I came to agriculture because my heart called me to it. It's not easy work, but the rewards and outcomes make the effort worthwhile in the end. So it's a really profitable business, it's a really growing business, and it's a really positive, cool experience in life. I think it's the kind of business worth associating your life with. It's always a source of peace of mind when you're engaged in this business, enjoying it while also providing nourishment and benefits to the community.

I recently delved into my family's genealogy and discovered that farming has been a tradition on both my maternal and paternal sides for generations, dating back over 1800 years. So it just so happens that this is where we are in this industry and production, and it's like everyone was born here— it's in our blood. We are the largest agrarian power, and let us not forget that we are historically an agrarian country.

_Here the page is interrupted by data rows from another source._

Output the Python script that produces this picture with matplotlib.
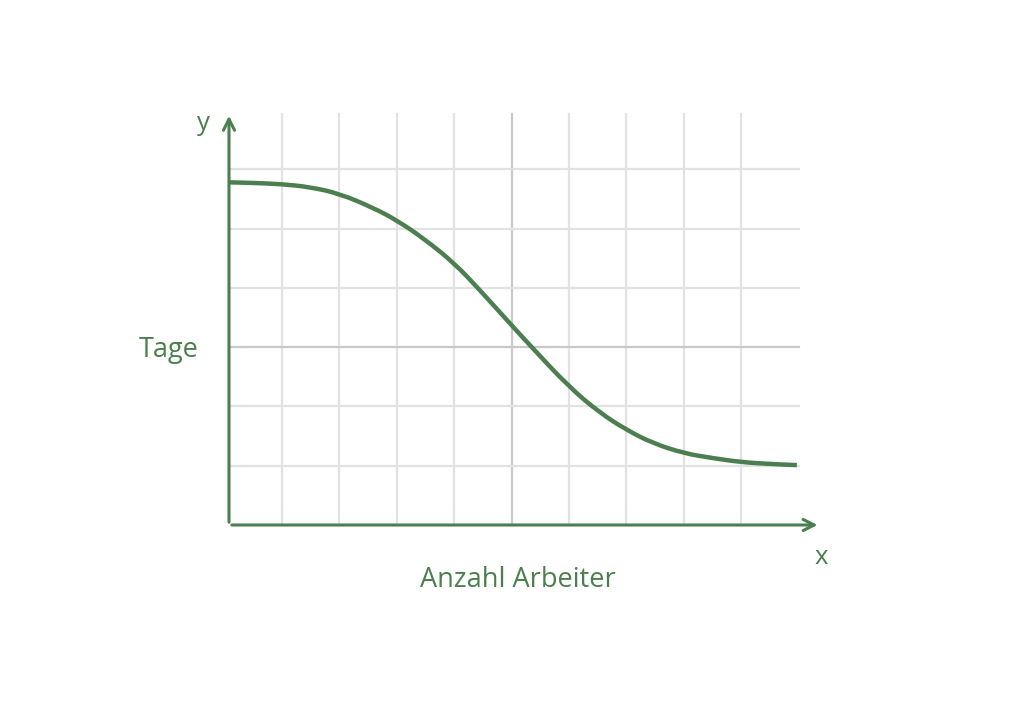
import numpy as np
import matplotlib.pyplot as plt
from matplotlib.path import Path
from matplotlib.patches import PathPatch

# values (grid units)
arbeiter = [0.08, 0.50, 1.00, 1.49, 2.00, 2.59, 3.00, 3.46, 4.00, 4.45, 5.00,
            5.37, 6.00, 6.54, 7.01, 7.46, 8.00, 8.49, 9.00, 9.49, 9.97]
tage = [5.78, 5.77, 5.75, 5.70, 5.59, 5.35, 5.14, 4.84, 4.42, 3.96, 3.37,
        2.98, 2.33, 1.89, 1.60, 1.38, 1.21, 1.13, 1.06, 1.03, 1.01]
x_grid = [1, 2, 3, 4, 5, 6, 7, 8, 9]
y_grid = [1, 2, 3, 4, 5, 6]

green = '#4b7f4f'
light = '#e2e2e2'
mid = '#c9c9c9'
font = ['Open Sans', 'DejaVu Sans']


def smooth_path(xs, ys):
    # quadratic b-spline through the midpoints, points act as control points
    pts = np.column_stack([xs, ys])
    verts = [pts[0], (pts[0] + pts[1]) / 2]
    codes = [Path.MOVETO, Path.LINETO]
    for i in range(1, len(pts) - 1):
        verts += [pts[i], (pts[i] + pts[i + 1]) / 2]
        codes += [Path.CURVE3, Path.CURVE3]
    verts.append(pts[-1])
    codes.append(Path.LINETO)
    return Path(verts, codes)


fig = plt.figure(figsize=(10.24, 7.07), dpi=100)
ax = fig.add_axes([229 / 1024, (707 - 525) / 707, (825 - 229) / 1024, (525 - 110) / 707])
ax.set_xlim(0.078, 10.46)
ax.set_ylim(0, 7.0)
ax.axis('off')

x0 = 0.078
for gx in x_grid:
    ax.plot([gx, gx], [0, 6.93], color=mid if gx == 5 else light, lw=1.6, zorder=1)
for gy in y_grid:
    ax.plot([x0, 10.0], [gy, gy], color=mid if gy == 3 else light, lw=1.6, zorder=1)

curve = PathPatch(smooth_path(arbeiter, tage), facecolor='none', edgecolor=green,
                  lw=3.2, capstyle='butt', zorder=3)
ax.add_patch(curve)

# axes with arrows
ax.annotate('', xy=(10.38, 0), xytext=(x0, 0),
            arrowprops=dict(arrowstyle='->,head_length=0.8,head_width=0.4', color=green, lw=2.2),
            annotation_clip=False, zorder=4)
ax.annotate('', xy=(x0, 6.95), xytext=(x0, 0),
            arrowprops=dict(arrowstyle='->,head_length=0.8,head_width=0.4', color=green, lw=2.2),
            annotation_clip=False, zorder=4)

fig.text(203 / 1024, 1 - 123 / 707, 'y', color=green, fontsize=18.5, family=font, ha='center', va='center')
fig.text(821 / 1024, 1 - 557 / 707, 'x', color=green, fontsize=18.5, family=font, ha='center', va='center')
fig.text(168.5 / 1024, 1 - 350 / 707, 'Tage', color=green, fontsize=19.5, family=font, ha='center', va='center')
fig.text(518 / 1024, 1 - 580 / 707, 'Anzahl Arbeiter', color=green, fontsize=19.5, family=font,
         ha='center', va='center')

fig.savefig('out.png', dpi=100, facecolor='white')
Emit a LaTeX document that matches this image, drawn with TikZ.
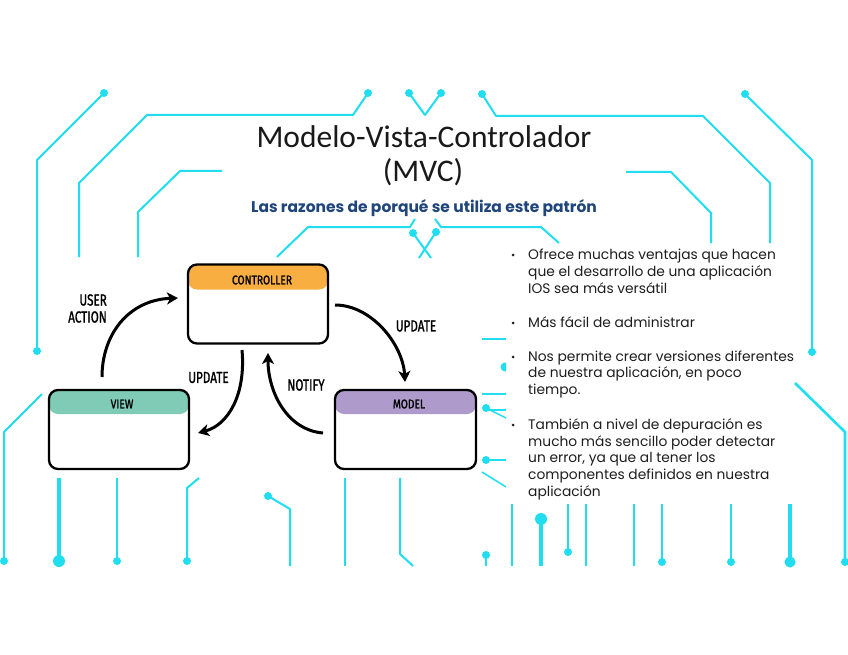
\documentclass[tikz,border=0pt]{standalone}
\usepackage{graphicx}
\usepackage{fontspec}
\setmainfont{Carlito}
\newfontfamily\gothic{Poppins}
\newfontfamily\hand[FakeBold=1.6]{Fira Sans}
\usetikzlibrary{arrows.meta}
\definecolor{circ}{RGB}{32,222,240}
\definecolor{ctrlc}{RGB}{249,174,66}
\definecolor{viewc}{RGB}{127,203,181}
\definecolor{modelc}{RGB}{174,155,203}
\definecolor{subc}{RGB}{31,69,122}
\definecolor{titlec}{RGB}{25,25,25}
\definecolor{bullc}{RGB}{30,30,30}
\begin{document}
\begin{tikzpicture}[x=1pt,y=-1pt,
  cl/.style={draw=circ,line width=2pt,line join=round},
  ct/.style={draw=circ,line width=4.5pt,line join=round},
  mvc/.style={draw=black,line width=2.3pt,rounded corners=9pt,minimum width=140pt,minimum height=79pt,inner sep=0pt},
  arr/.style={draw=black,line width=3pt,-{Stealth[length=11pt,width=12pt,inset=3pt]}},
  lab/.style={font=\hand\fontsize{16}{16}\selectfont,inner sep=0pt},
  hdrlab/.style={font=\hand\fontsize{12.5}{13}\selectfont,inner sep=0pt},
  bl/.style={font=\gothic\fontsize{13.8}{16}\selectfont,anchor=base west,inner sep=0pt,text=bullc}
]
\useasboundingbox (0,0) rectangle (848,655);
\fill[white] (0,0) rectangle (848,655);

% ---------- circuit lines ----------
\draw[cl] (104,93) -- (37,160) -- (37,351);
\fill[circ] (104,93) circle (4pt); \fill[circ] (37,351) circle (4pt);
\draw[cl] (368,93) -- (353,115) -- (147,115) -- (79,183) -- (79,257);
\fill[circ] (368,93) circle (4pt);
\draw[cl] (222,171) -- (180,171) -- (138,212) -- (138,257);
\draw[cl] (409,93) -- (425,115) -- (441,93);
\fill[circ] (409,93) circle (4pt); \fill[circ] (441,93) circle (4pt);
\draw[cl] (482,94) -- (496,116) -- (703,116) -- (770,183) -- (770,243);
\fill[circ] (482,94) circle (4pt);
\draw[cl] (745,94) -- (812,160) -- (812,352);
\fill[circ] (745,94) circle (4pt); \fill[circ] (812,352) circle (4pt);
\draw[cl] (626,172) -- (671,172) -- (711,213) -- (711,243);
\draw[cl] (277,257) -- (308,227) -- (410,227) -- (415,219);
\draw[cl] (413,233) -- (431,258);
\draw[cl] (436,232) -- (419,258);
\fill[circ] (413,233) circle (4pt); \fill[circ] (436,232) circle (4pt);
\draw[cl] (435,219) -- (441,227) -- (541,227) -- (559,243);
\draw[cl,line width=2.6pt] (795,383) -- (845,432) -- (845,562);
\fill[circ] (845,562) circle (4pt);
% bottom left
\draw[cl] (42,394) -- (4,432) -- (4,561);
\fill[circ] (4,561) circle (4pt);
\draw[ct] (59,478) -- (59,561);
\fill[circ] (59,561) circle (6pt);
\draw[cl] (117,478) -- (117,561);
\fill[circ] (117,561) circle (4pt);
\draw[cl] (199,478) -- (187,488) -- (187,561);
\fill[circ] (187,561) circle (4pt);
\draw[cl] (268,496) -- (290,509) -- (290,566);
\fill[circ] (268,496) circle (4pt);
\draw[cl] (345,478) -- (345,566);
\draw[cl] (400,478) -- (400,554) -- (413,566);
% right-middle fragments
\draw[cl] (482,339) -- (506,339);
\begin{scope}
  \clip (480,355) rectangle (506,380);
  \fill[circ] (505,367) circle (4.5pt);
\end{scope}
\draw[cl] (482,394) -- (506,394);
\draw[cl] (486,410) -- (506,410);
\draw[cl,line width=1.5pt] (486,408) -- (506,418);
\fill[circ] (486,408) circle (4pt);
\draw[cl] (486,460) -- (506,460);
\fill[circ] (486,460) circle (4pt);
\draw[cl,line width=1.5pt] (482,472) -- (506,487);
% bottom right
\draw[cl] (486,555) -- (486,566);
\fill[circ] (486,555) circle (4pt);
\draw[cl] (512,504) -- (512,566);
\draw[ct] (541,519) -- (541,566);
\fill[circ] (541,519) circle (6pt);
\draw[cl] (568,504) -- (568,552);
\fill[circ] (568,552) circle (4pt);
\draw[cl] (586,504) -- (586,566);
\draw[cl] (634,504) -- (634,566);
\draw[cl] (662,504) -- (662,562);
\fill[circ] (662,562) circle (4pt);
\draw[cl] (731,504) -- (731,562);
\fill[circ] (731,562) circle (4pt);
\draw[ct] (790,504) -- (790,562);
\fill[circ] (790,562) circle (5.5pt);

% ---------- title ----------
\node[font=\fontsize{31.5}{32}\selectfont,text=titlec,anchor=base,inner sep=0pt] (title1) at (424,148) {Modelo-Vista-Controlador};
\node[font=\fontsize{31.5}{32}\selectfont,text=titlec,anchor=base,inner sep=0pt] (title2) at (423,182) {(MVC)};
\node[font=\gothic\bfseries\fontsize{15.5}{16}\selectfont,text=subc,anchor=base,inner sep=0pt] (subtitle) at (424,212) {Las razones de porqué se utiliza este patrón};

% ---------- MVC diagram ----------
\node[mvc,path picture={\fill[ctrlc] (path picture bounding box.north west) rectangle ([yshift=-25pt]path picture bounding box.north east);}] (controller) at (258,304) {};
\node[mvc,path picture={\fill[viewc] (path picture bounding box.north west) rectangle ([yshift=-24pt]path picture bounding box.north east);}] (view) at (119,429.5) {};
\node[mvc,minimum width=141pt,path picture={\fill[modelc] (path picture bounding box.north west) rectangle ([yshift=-24pt]path picture bounding box.north east);}] (model) at (405.5,429.5) {};
\node[hdrlab] (ctrltxt) at (262,280) {\scalebox{0.82}[1]{CONTROLLER}};
\node[hdrlab] (viewtxt) at (122,404) {\scalebox{0.82}[1]{VIEW}};
\node[hdrlab] (modeltxt) at (409,404) {\scalebox{0.82}[1]{MODEL}};

\coordinate (ua1) at (102,377);
\coordinate (ua2) at (178,298);
\coordinate (um1) at (335,305);
\coordinate (um2) at (405,382);
\coordinate (uv1) at (242,350);
\coordinate (uv2) at (198,433);
\coordinate (nt1) at (323,433);
\coordinate (nt2) at (268,353);
\draw[arr] (ua1) .. controls (102,335) and (128,300) .. (ua2);
\draw[arr] (um1) .. controls (372,305) and (403,345) .. (um2);
\draw[arr] (uv1) .. controls (246,395) and (228,425) .. (uv2);
\draw[arr] (nt1) .. controls (287,430) and (268,392) .. (nt2);

\node[lab,anchor=east] (lab1) at (107,300) {\scalebox{0.73}[1]{USER}};
\node[lab,anchor=east] (lab2) at (107,317) {\scalebox{0.73}[1]{ACTION}};
\node[lab] (lab3) at (416,326) {\scalebox{0.73}[1]{UPDATE}};
\node[lab] (lab4) at (208.5,377.5) {\scalebox{0.73}[1]{UPDATE}};
\node[lab] (lab5) at (306,385) {\scalebox{0.73}[1]{NOTIFY}};

% ---------- bullets ----------
\foreach \yy in {255,323,357,425} {\fill[bullc] (513,\yy) circle (1.5pt);}
\node[bl] (b1a) at (528,259) {Ofrece muchas ventajas que hacen};
\node[bl] (b1b) at (528,276) {que el desarrollo de una aplicación};
\node[bl] (b1c) at (528,293) {IOS sea más versátil};
\node[bl] (b2a) at (528,327) {Más fácil de administrar};
\node[bl] (b3a) at (528,361) {Nos permite crear versiones diferentes};
\node[bl] (b3b) at (528,377) {de nuestra aplicación, en poco};
\node[bl] (b3c) at (528,394) {tiempo.};
\node[bl] (b4a) at (528,429) {También a nivel de depuración es};
\node[bl] (b4b) at (528,446) {mucho más sencillo poder detectar};
\node[bl] (b4c) at (528,462) {un error, ya que al tener los};
\node[bl] (b4d) at (528,479) {componentes definidos en nuestra};
\node[bl] (b4e) at (528,496) {aplicación};
\end{tikzpicture}
\end{document}
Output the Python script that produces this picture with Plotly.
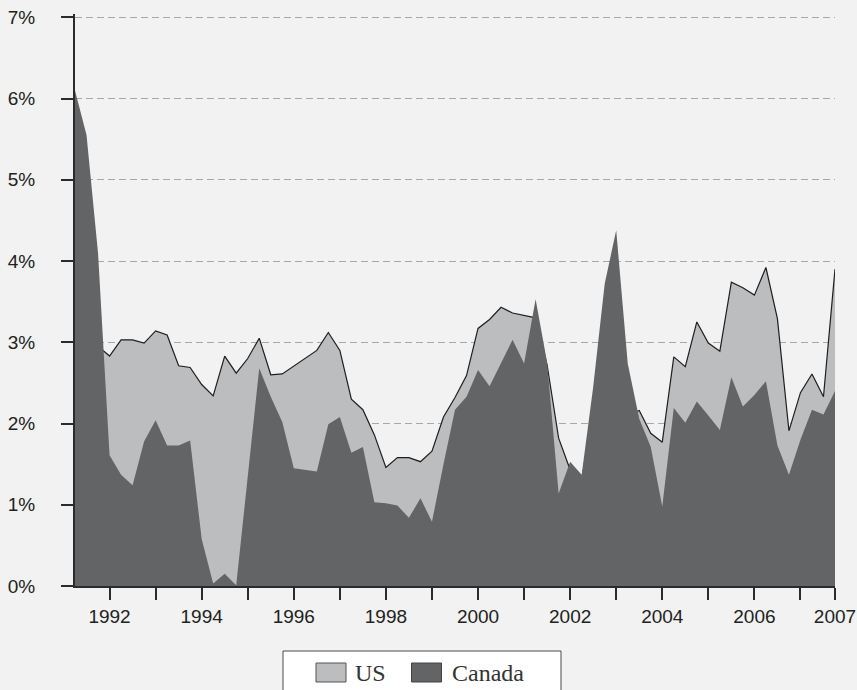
import plotly.graph_objects as go

# Quarterly observations, 1991 Q2 .. 2007 Q4 (decimal year of each quarter)
quarters = [1991.25 + 0.25 * i for i in range(67)]

us = [4.90, 4.40, 2.95, 2.83, 3.03, 3.03, 2.99, 3.14, 3.09, 2.71,
      2.69, 2.48, 2.34, 2.83, 2.62, 2.80, 3.05, 2.60, 2.61, 2.71,
      2.80, 2.90, 3.12, 2.90, 2.30, 2.17, 1.86, 1.46, 1.58, 1.58,
      1.53, 1.66, 2.08, 2.32, 2.59, 3.17, 3.28, 3.43, 3.36, 3.33,
      3.30, 2.72, 1.82, 1.43, 1.30, 2.20, 2.90, 2.60, 2.10, 2.16,
      1.88, 1.77, 2.82, 2.70, 3.25, 2.99, 2.89, 3.74, 3.67, 3.58,
      3.92, 3.29, 1.91, 2.38, 2.61, 2.33, 3.90]

canada = [6.10, 5.55, 4.10, 1.61, 1.37, 1.24, 1.78, 2.04, 1.73, 1.73,
          1.79, 0.58, 0.03, 0.15, 0.01, 1.37, 2.68, 2.33, 2.02, 1.45,
          1.43, 1.41, 1.99, 2.08, 1.64, 1.71, 1.03, 1.02, 0.99, 0.84,
          1.08, 0.79, 1.50, 2.17, 2.33, 2.66, 2.46, 2.74, 3.03, 2.74,
          3.53, 2.75, 1.14, 1.53, 1.37, 2.45, 3.72, 4.38, 2.74, 2.06,
          1.71, 0.98, 2.19, 2.01, 2.27, 2.10, 1.92, 2.57, 2.21, 2.35,
          2.52, 1.73, 1.37, 1.80, 2.17, 2.11, 2.40]

x_tickvals = [1992, 1993, 1994, 1995, 1996, 1997, 1998, 1999, 2000, 2001,
              2002, 2003, 2004, 2005, 2006, 2007, 2007.75]
x_ticktext = ["1992", "", "1994", "", "1996", "", "1998", "", "2000", "",
              "2002", "", "2004", "", "2006", "", "2007"]

y_tickvals = [0, 1, 2, 3, 4, 5, 6, 7]
y_ticktext = ["0%", "1%", "2%", "3%", "4%", "5%", "6%", "7%"]

series_names = ["US", "Canada"]

US_FILL = "#bcbdbf"
CA_FILL = "#636466"
BG = "#f2f2f2"
AXIS = "#2b2b2b"

fig = go.Figure()
fig.add_trace(go.Scatter(
    x=quarters, y=us, name=series_names[0], mode="lines",
    fill="tozeroy", fillcolor=US_FILL,
    line=dict(color="#1e1e1e", width=1.2),
    showlegend=False, hoverinfo="x+y+name"))
fig.add_trace(go.Scatter(
    x=quarters, y=canada, name=series_names[1], mode="lines",
    fill="tozeroy", fillcolor=CA_FILL,
    line=dict(color=CA_FILL, width=0),
    showlegend=False, hoverinfo="x+y+name"))

# plot-area geometry (pixels) used to place the hand-built legend
L, R, T, B = 75, 22, 14, 104
W, H = 857, 690
pw, ph = W - L - R, H - T - B
Y_TOP = 7.04

def px(xp):
    return (xp - L) / pw

def py(yp):
    return (H - B - yp) / ph

shapes = [
    dict(type="rect", xref="paper", yref="paper",
         x0=px(283), x1=px(561), y0=py(651), y1=py(695),
         fillcolor="white", line=dict(color="#4a4a4a", width=1), layer="above"),
    dict(type="rect", xref="paper", yref="paper",
         x0=px(316), x1=px(346), y0=py(663), y1=py(682),
         fillcolor=US_FILL, line=dict(color="#555555", width=1), layer="above"),
    dict(type="rect", xref="paper", yref="paper",
         x0=px(411.5), x1=px(441.5), y0=py(663), y1=py(682),
         fillcolor=CA_FILL, line=dict(color="#444444", width=1), layer="above"),
]
annotations = [
    dict(xref="paper", yref="paper", x=px(353), y=py(673), text=series_names[0],
         showarrow=False, xanchor="left", yanchor="middle",
         font=dict(family="Liberation Serif", size=24, color="#333333")),
    dict(xref="paper", yref="paper", x=px(450), y=py(673), text=series_names[1],
         showarrow=False, xanchor="left", yanchor="middle",
         font=dict(family="Liberation Serif", size=24, color="#333333")),
]

fig.update_layout(
    width=W, height=H,
    margin=dict(l=L, r=R, t=T, b=B, pad=0, autoexpand=False),
    paper_bgcolor=BG, plot_bgcolor=BG,
    font=dict(family="Liberation Sans", size=19, color="#222222"),
    shapes=shapes, annotations=annotations,
    showlegend=False,
    xaxis=dict(
        range=[1991.25, 2007.75], tickmode="array",
        tickvals=x_tickvals, ticktext=x_ticktext,
        ticks="outside", ticklen=12, tickwidth=1.5, tickcolor=AXIS,
        showline=True, linecolor=AXIS, linewidth=2, automargin=False,
        showgrid=False, zeroline=False, ticklabelstandoff=0),
    yaxis=dict(
        range=[0, Y_TOP], tickmode="array",
        tickvals=y_tickvals, ticktext=y_ticktext,
        ticks="outside", ticklen=12, tickwidth=1.5, tickcolor=AXIS,
        showline=True, linecolor=AXIS, linewidth=2, automargin=False,
        showgrid=True, gridcolor="#a8a8a8", gridwidth=1.3, griddash="7px,4px",
        zeroline=False, ticklabelstandoff=22),
)

fig.write_html(
    "out.html",
    config={"displayModeBar": False},
    post_script="document.body.style.margin='0';document.body.style.padding='0';document.body.style.background='#f2f2f2';",
)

The well-being... ...of our children, grandchildren, and future generations hinges entirely on our responsible stewardship of the resources entrusted to us. And the people who work with the land are the people who understand that best. Agriculture for me personally... ...is my favorite thing to do in my life. I've visited about probably 300 farms, and I have one conclusion.

Entrepreneurs in agriculture are heroes. These are the people with incredible risk immunity, these are the dreamers, these are the people with big hearts. These are people limited by geography on the one hand, but with a large scale of thinking. I truly hope that there will be hundreds of thousands of such people in Russia, not just tens of thousands. I had a period when I left the food industry for eight whole years, and I was engaged in space, satellite construction, the exploration of deep space. When I came back, I realized one thing for sure, that I am not an astronaut, I am a farmer.

It's all much closer to my heart and I like it and somehow I'm in it, it's my life. Our world is changing rapidly, but it's a great opportunity to recognize it anew each time, to learn, explore and be a part of these incredible discoveries. 1/8TH OF THE LANDS Russia is the largest wheat exporter in the world.

In 2022, the grain harvest record of 157 million tons was broken. At the end of 2023, Russia became the first in the world in salmon production, surpassing the United States. The catch exceeded 600 thousand tons. Russian agricultural exports in 2023 amounted to almost $45 billion. This is a historical record for the industry.

Russia annually produces more than: —33 million tons of milk (like 13,000 Olympic swimming pools); —16.2 million tons of meat; —46.1 billion pieces of eggs, somewhere around 310 pieces for each inhabitant of Russia. Russia is the world's second largest fertilizer producer, second only to China. It's as if the country were a mighty supplier of "vitamins" to the Earth.

Almost half of the world's black earth area— 327 million hectares— is in Russia. More than 7 million people and more than 350 thousand students of agrarian directions work in the agricultural sector of Russia. According to forecasts for 2024 in the world exports, Russia may take: —1st place in wheat; —2nd place for sunflower oil; —3rd place for barley and sunflower; —5th place in corn; —7-8 places for pork and poultry meat; —Enter the top ten exporters of cheese and butter. Source: research of E.M. Primakov National Research Institute of World Economy and International Relations of the Russian Academy of Sciences.